Dès le premier matin de travail, je remarque une tradition assez... drôle. La levée du drapeau. Belle coutume ancestrale chez mes amis anglophones, on y joue le God save the Queen. Mon lieutenant, francophone tout comme moi, ne s'en formalise pas trop : il n'aime pas faire de vagues. Nous sommes quand même en minorité dans ce bastion canadien. La photo de Sa Majesté trône dans le hall digne d'un palais. D'autres sont disséminées un peu partout; il doit y avoir eu une vente de cadres. Quelques-uns de mes hommes attendent de voir comment je vais m'accommoder de ça. Certains ont déjà eu vent de mon non-conformisme et attendent avec impatience le moment où je commencerai à faire rager mes patrons. Ils ne vont pas être déçus.

Le lieutenant me fait visiter les locaux en précisant que le bel escalier aux marches de marbre sert surtout aux citoyens, au juge et à «Maurice» le chat. Oui, nous avons un chat roux qui se prélasse dans tous les bureaux des élites et si d'aventure il grimpe sur le trône du magistrat pendant un procès, tout s'arrête. Mon premier geste sera donc de monter cet escalier, faut bien brasser la cage un tout petit peu.

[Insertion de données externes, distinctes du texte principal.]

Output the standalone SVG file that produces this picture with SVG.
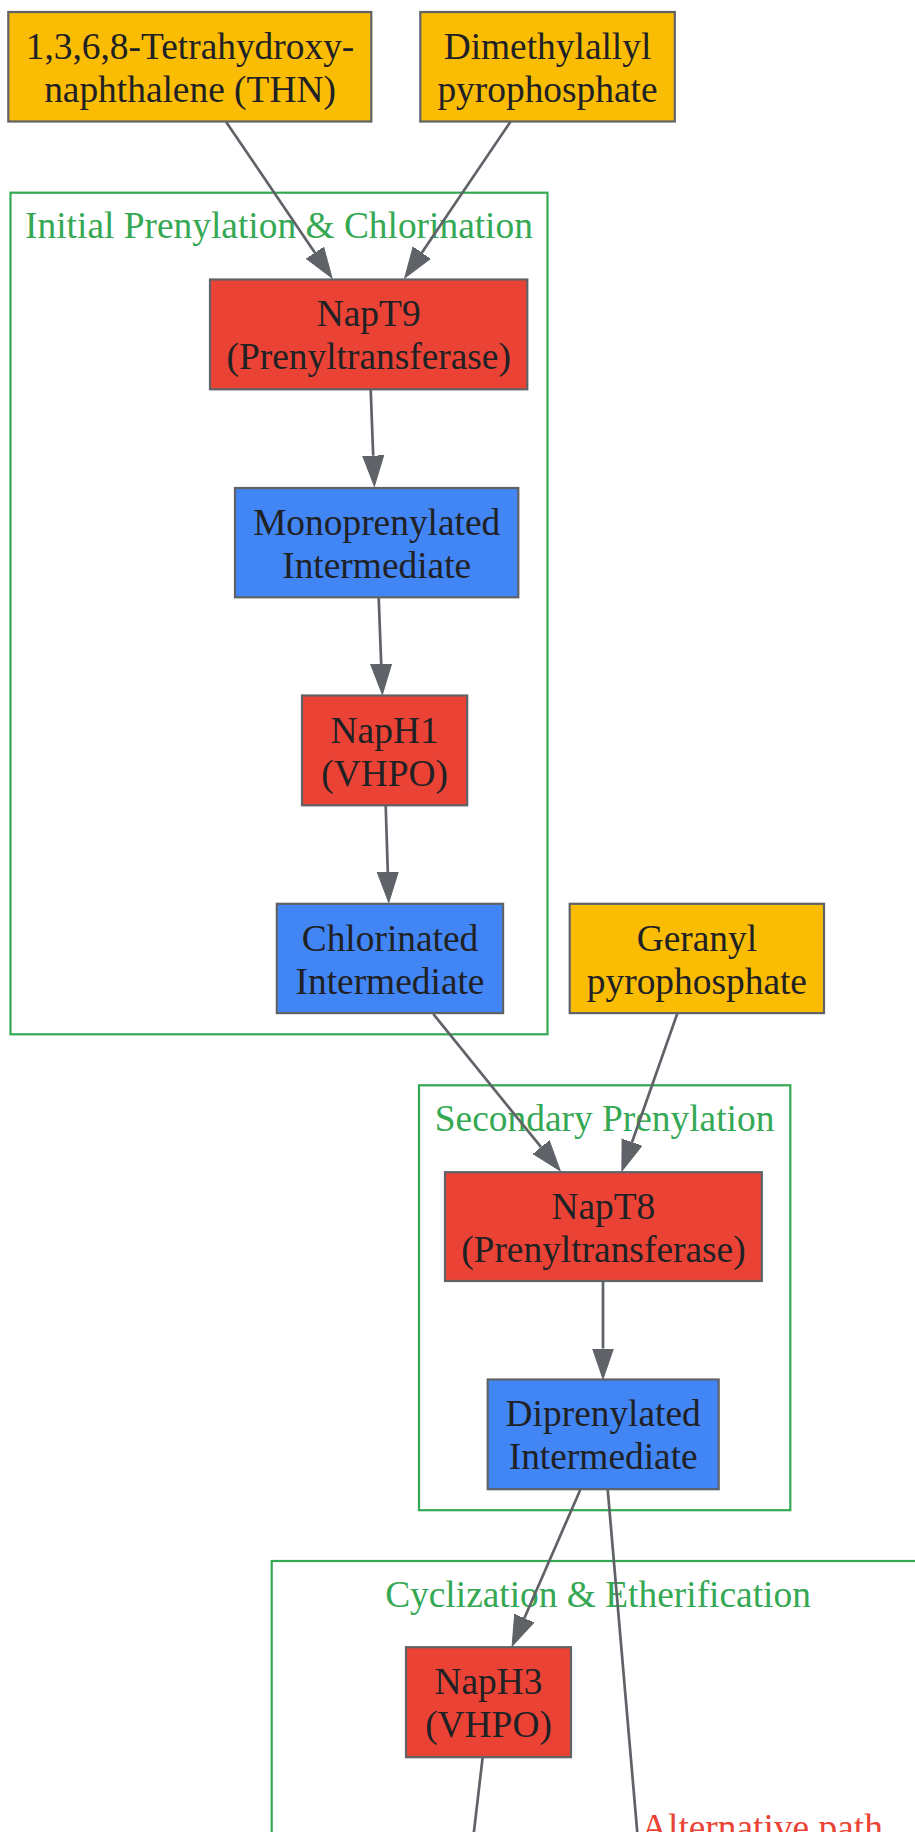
<svg xmlns="http://www.w3.org/2000/svg" width="915" height="1832" viewBox="0 0 915 1832">
<style>
.bg{fill:#ffffff}
.cluster{fill:none;stroke:#34A853;stroke-width:2.2}
.ctitle{fill:#34A853;font-family:"Liberation Serif","Times New Roman",serif;font-size:37.4px;text-anchor:middle}
.node rect{stroke:#5F6368;stroke-width:2.2}
.sub rect{fill:#FBBC04}
.enz rect{fill:#EA4335}
.int rect{fill:#4285F4}
.node text{fill:#202124;font-family:"Liberation Serif","Times New Roman",serif;font-size:37.4px;text-anchor:middle}
.edge{stroke:#5F6368;stroke-width:2.7;fill:none}
.elabel{fill:#EA4335;font-family:"Liberation Serif","Times New Roman",serif;font-size:37.4px}
</style>
<defs>
<marker id="arr" markerUnits="userSpaceOnUse" markerWidth="32" markerHeight="24" refX="0" refY="11" orient="auto" viewBox="0 0 32 22">
<path d="M0,0.5 L30.5,11 L0,21.5 z" fill="#5F6368" stroke="#5F6368" stroke-width="1"/>
</marker>
</defs>
<rect class="bg" x="0" y="0" width="915" height="1832"/>

<g id="clusters">
<g id="cluster_initial">
<rect class="cluster" x="10.5" y="192.7" width="537" height="841.6"/>
<text class="ctitle" x="279" y="238">Initial Prenylation &amp; Chlorination</text>
</g>
<g id="cluster_secondary">
<rect class="cluster" x="419" y="1085.3" width="371.3" height="424.9"/>
<text class="ctitle" x="604.6" y="1130.7">Secondary Prenylation</text>
</g>
<g id="cluster_cyclization">
<rect class="cluster" x="271.7" y="1561" width="652" height="400"/>
<text class="ctitle" x="598" y="1606.7">Cyclization &amp; Etherification</text>
</g>
</g>

<g id="edges">
<line class="edge" x1="226" y1="121.7" x2="314.9" y2="252.7" marker-end="url(#arr)"/>
<line class="edge" x1="510.5" y1="121.7" x2="421.8" y2="252.7" marker-end="url(#arr)"/>
<line class="edge" x1="370.7" y1="389.7" x2="373.2" y2="455.7" marker-end="url(#arr)"/>
<line class="edge" x1="378.7" y1="597.7" x2="381.2" y2="664" marker-end="url(#arr)"/>
<line class="edge" x1="385.7" y1="805.7" x2="387.8" y2="872" marker-end="url(#arr)"/>
<line class="edge" x1="433.3" y1="1014" x2="541.1" y2="1147.2" marker-end="url(#arr)"/>
<line class="edge" x1="677.3" y1="1013.5" x2="632" y2="1142.2" marker-end="url(#arr)"/>
<line class="edge" x1="603" y1="1281.5" x2="603" y2="1348.5" marker-end="url(#arr)"/>
<line class="edge" x1="580.3" y1="1489.7" x2="524.3" y2="1618.2" marker-end="url(#arr)"/>
<line class="edge" x1="482.6" y1="1757.7" x2="471.8" y2="1850"/>
<line class="edge" x1="607.7" y1="1489.7" x2="638.8" y2="1850"/>
<text class="elabel" x="641" y="1839.5">Alternative path</text>
</g>

<g id="THN" class="node sub">
<rect x="8.3" y="12" width="363" height="109.5"/>
<text x="190" y="58.8">1,3,6,8-Tetrahydroxy-</text>
<text x="190" y="101.8">naphthalene (THN)</text>
</g>
<g id="DMAPP" class="node sub">
<rect x="420.3" y="12" width="254.5" height="109.5"/>
<text x="547.5" y="58.8">Dimethylallyl</text>
<text x="547.5" y="101.8">pyrophosphate</text>
</g>
<g id="NapT9" class="node enz">
<rect x="210" y="279.5" width="317.3" height="109.8"/>
<text x="368.7" y="326.4">NapT9</text>
<text x="368.7" y="369.4">(Prenyltransferase)</text>
</g>
<g id="Mono" class="node int">
<rect x="235" y="488" width="283.3" height="109.3"/>
<text x="376.7" y="534.7">Monoprenylated</text>
<text x="376.7" y="577.7">Intermediate</text>
</g>
<g id="NapH1" class="node enz">
<rect x="302" y="695.5" width="165.2" height="109.8"/>
<text x="384.6" y="742.5">NapH1</text>
<text x="384.6" y="785.5">(VHPO)</text>
</g>
<g id="Chlor" class="node int">
<rect x="276.8" y="903.8" width="226.3" height="109.3"/>
<text x="390" y="950.5">Chlorinated</text>
<text x="390" y="993.5">Intermediate</text>
</g>
<g id="GPP" class="node sub">
<rect x="569.7" y="903.8" width="254.3" height="109.3"/>
<text x="696.9" y="950.5">Geranyl</text>
<text x="696.9" y="993.5">pyrophosphate</text>
</g>
<g id="NapT8" class="node enz">
<rect x="445" y="1172.2" width="316.8" height="108.8"/>
<text x="603.4" y="1218.6">NapT8</text>
<text x="603.4" y="1261.6">(Prenyltransferase)</text>
</g>
<g id="Dipren" class="node int">
<rect x="487.7" y="1379.5" width="231" height="109.7"/>
<text x="603.2" y="1426.3">Diprenylated</text>
<text x="603.2" y="1469.3">Intermediate</text>
</g>
<g id="NapH3" class="node enz">
<rect x="406" y="1647.2" width="165" height="110"/>
<text x="488.5" y="1694.2">NapH3</text>
<text x="488.5" y="1737.2">(VHPO)</text>
</g>
</svg>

Le référendum se préparait et bien sûr, 90% des policiers de ce poste sont du camp du non. Tous connaissent mes allégeances politiques et quelques jeunes francophones, sans trop s'ouvrir, me font comprendre leur admiration.

Moins trois semaines après mon arrivée, je décide d'acheter un petit drapeau fleur de lys que je plante devant moi. Quelques vieux routiers deviennent livides, mais ne soufflent mot. Ils sont bien disciplinés, je suis quand même un officier. Mais moins de 48h plus tard, deux lieutenants entourent gentiment mon petit bureau : ils sourient un peu mal à leur aise.

- Vous savez, ici, on ne fait pas de politique.

- Moi non plus.

L'un d'eux pointe du doigt mon minuscule drapeau.

- Alors pourquoi?

- J'aime bien ce drapeau, vous aimez l'Union Jack et le God save the Queen, alors je ne vois pas pourquoi je ne planterais pas ce fanion. Il est bleu, il est beau et ne sommes-nous pas dans un pays libre?

Quelques jours plus tard, je suis à nouveau transféré vers le centre-ville. Je retourne vitesse grand V dans ma jungle natale. Ma réputation est faite!